Repeat what the lines below say, word for word, and skip every image.

=== SOURCE EXCERPT ===

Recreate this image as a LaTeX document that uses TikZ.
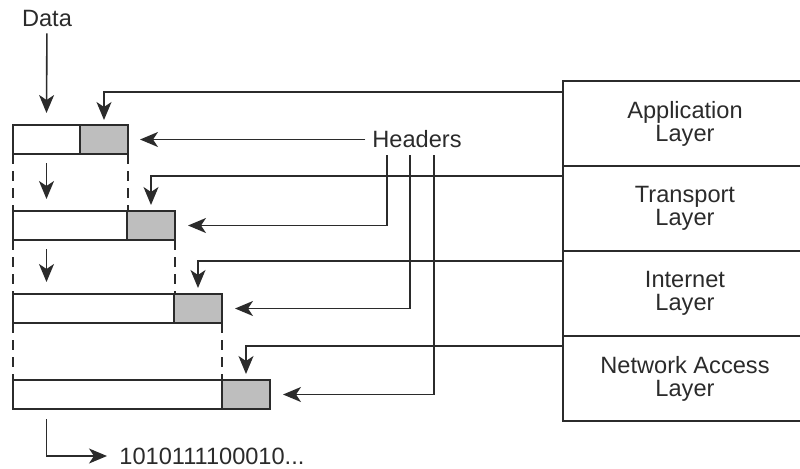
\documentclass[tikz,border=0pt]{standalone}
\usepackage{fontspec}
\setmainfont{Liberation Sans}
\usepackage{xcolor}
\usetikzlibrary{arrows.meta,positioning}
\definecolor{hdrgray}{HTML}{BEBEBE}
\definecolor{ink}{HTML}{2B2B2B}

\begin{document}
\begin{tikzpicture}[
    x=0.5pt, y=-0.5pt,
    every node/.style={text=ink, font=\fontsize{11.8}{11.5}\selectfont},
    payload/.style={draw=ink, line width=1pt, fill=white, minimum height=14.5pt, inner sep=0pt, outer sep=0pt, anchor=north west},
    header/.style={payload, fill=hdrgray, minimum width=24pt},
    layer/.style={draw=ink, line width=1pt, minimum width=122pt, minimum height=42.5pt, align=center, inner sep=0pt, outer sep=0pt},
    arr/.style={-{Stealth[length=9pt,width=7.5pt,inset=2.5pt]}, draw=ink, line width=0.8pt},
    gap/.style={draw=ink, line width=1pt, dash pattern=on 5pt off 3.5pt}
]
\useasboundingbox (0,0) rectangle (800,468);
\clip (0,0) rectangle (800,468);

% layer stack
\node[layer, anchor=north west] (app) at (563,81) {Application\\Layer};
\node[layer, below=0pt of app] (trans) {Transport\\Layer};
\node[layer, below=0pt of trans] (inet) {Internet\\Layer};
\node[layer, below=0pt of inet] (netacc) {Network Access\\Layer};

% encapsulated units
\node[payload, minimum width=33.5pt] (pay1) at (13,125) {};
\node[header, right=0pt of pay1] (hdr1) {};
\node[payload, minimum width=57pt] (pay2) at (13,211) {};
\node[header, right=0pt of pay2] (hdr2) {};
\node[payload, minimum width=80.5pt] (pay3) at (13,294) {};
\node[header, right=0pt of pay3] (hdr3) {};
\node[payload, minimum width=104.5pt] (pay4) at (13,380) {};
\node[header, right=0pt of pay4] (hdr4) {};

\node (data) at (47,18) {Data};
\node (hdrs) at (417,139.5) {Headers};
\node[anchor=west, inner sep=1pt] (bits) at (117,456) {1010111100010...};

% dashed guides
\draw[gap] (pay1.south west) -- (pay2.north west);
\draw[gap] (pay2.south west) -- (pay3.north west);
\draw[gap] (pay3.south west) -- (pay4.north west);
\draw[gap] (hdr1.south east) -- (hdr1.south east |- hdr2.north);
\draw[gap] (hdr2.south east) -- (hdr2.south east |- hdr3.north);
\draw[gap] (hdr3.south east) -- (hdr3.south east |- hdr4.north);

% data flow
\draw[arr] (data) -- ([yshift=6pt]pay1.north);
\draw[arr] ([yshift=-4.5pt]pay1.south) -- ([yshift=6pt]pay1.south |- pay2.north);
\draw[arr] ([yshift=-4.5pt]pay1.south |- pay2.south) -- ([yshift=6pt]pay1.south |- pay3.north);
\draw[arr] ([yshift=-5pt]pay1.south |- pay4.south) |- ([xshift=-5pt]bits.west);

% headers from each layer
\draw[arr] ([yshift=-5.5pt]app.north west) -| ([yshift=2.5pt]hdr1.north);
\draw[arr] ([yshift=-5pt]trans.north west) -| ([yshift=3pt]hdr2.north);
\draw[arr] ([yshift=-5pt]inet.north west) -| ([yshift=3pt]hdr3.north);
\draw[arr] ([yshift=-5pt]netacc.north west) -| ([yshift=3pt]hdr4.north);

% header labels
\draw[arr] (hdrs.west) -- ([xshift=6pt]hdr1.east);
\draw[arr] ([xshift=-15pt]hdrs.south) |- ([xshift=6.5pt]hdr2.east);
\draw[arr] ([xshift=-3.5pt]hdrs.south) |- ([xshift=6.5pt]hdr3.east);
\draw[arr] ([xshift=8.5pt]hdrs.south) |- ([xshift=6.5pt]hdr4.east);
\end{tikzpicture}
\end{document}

===

REPLY:
Recreate this image as a LaTeX document that uses TikZ.
\documentclass[tikz,border=0pt]{standalone}
\usepackage{fontspec}
\setmainfont{Liberation Sans}
\usepackage{xcolor}
\usetikzlibrary{arrows.meta,positioning}
\definecolor{hdrgray}{HTML}{BEBEBE}
\definecolor{ink}{HTML}{2B2B2B}

\begin{document}
\begin{tikzpicture}[
    x=0.5pt, y=-0.5pt,
    every node/.style={text=ink, font=\fontsize{11.8}{11.5}\selectfont},
    payload/.style={draw=ink, line width=1pt, fill=white, minimum height=14.5pt, inner sep=0pt, outer sep=0pt, anchor=north west},
    header/.style={payload, fill=hdrgray, minimum width=24pt},
    layer/.style={draw=ink, line width=1pt, minimum width=122pt, minimum height=42.5pt, align=center, inner sep=0pt, outer sep=0pt},
    arr/.style={-{Stealth[length=9pt,width=7.5pt,inset=2.5pt]}, draw=ink, line width=0.8pt},
    gap/.style={draw=ink, line width=1pt, dash pattern=on 5pt off 3.5pt}
]
\useasboundingbox (0,0) rectangle (800,468);
\clip (0,0) rectangle (800,468);

% layer stack
\node[layer, anchor=north west] (app) at (563,81) {Application\\Layer};
\node[layer, below=0pt of app] (trans) {Transport\\Layer};
\node[layer, below=0pt of trans] (inet) {Internet\\Layer};
\node[layer, below=0pt of inet] (netacc) {Network Access\\Layer};

% encapsulated units
\node[payload, minimum width=33.5pt] (pay1) at (13,125) {};
\node[header, right=0pt of pay1] (hdr1) {};
\node[payload, minimum width=57pt] (pay2) at (13,211) {};
\node[header, right=0pt of pay2] (hdr2) {};
\node[payload, minimum width=80.5pt] (pay3) at (13,294) {};
\node[header, right=0pt of pay3] (hdr3) {};
\node[payload, minimum width=104.5pt] (pay4) at (13,380) {};
\node[header, right=0pt of pay4] (hdr4) {};

\node (data) at (47,18) {Data};
\node (hdrs) at (417,139.5) {Headers};
\node[anchor=west, inner sep=1pt] (bits) at (117,456) {1010111100010...};

% dashed guides
\draw[gap] (pay1.south west) -- (pay2.north west);
\draw[gap] (pay2.south west) -- (pay3.north west);
\draw[gap] (pay3.south west) -- (pay4.north west);
\draw[gap] (hdr1.south east) -- (hdr1.south east |- hdr2.north);
\draw[gap] (hdr2.south east) -- (hdr2.south east |- hdr3.north);
\draw[gap] (hdr3.south east) -- (hdr3.south east |- hdr4.north);

% data flow
\draw[arr] (data) -- ([yshift=6pt]pay1.north);
\draw[arr] ([yshift=-4.5pt]pay1.south) -- ([yshift=6pt]pay1.south |- pay2.north);
\draw[arr] ([yshift=-4.5pt]pay1.south |- pay2.south) -- ([yshift=6pt]pay1.south |- pay3.north);
\draw[arr] ([yshift=-5pt]pay1.south |- pay4.south) |- ([xshift=-5pt]bits.west);

% headers from each layer
\draw[arr] ([yshift=-5.5pt]app.north west) -| ([yshift=2.5pt]hdr1.north);
\draw[arr] ([yshift=-5pt]trans.north west) -| ([yshift=3pt]hdr2.north);
\draw[arr] ([yshift=-5pt]inet.north west) -| ([yshift=3pt]hdr3.north);
\draw[arr] ([yshift=-5pt]netacc.north west) -| ([yshift=3pt]hdr4.north);

% header labels
\draw[arr] (hdrs.west) -- ([xshift=6pt]hdr1.east);
\draw[arr] ([xshift=-15pt]hdrs.south) |- ([xshift=6.5pt]hdr2.east);
\draw[arr] ([xshift=-3.5pt]hdrs.south) |- ([xshift=6.5pt]hdr3.east);
\draw[arr] ([xshift=8.5pt]hdrs.south) |- ([xshift=6.5pt]hdr4.east);
\end{tikzpicture}
\end{document}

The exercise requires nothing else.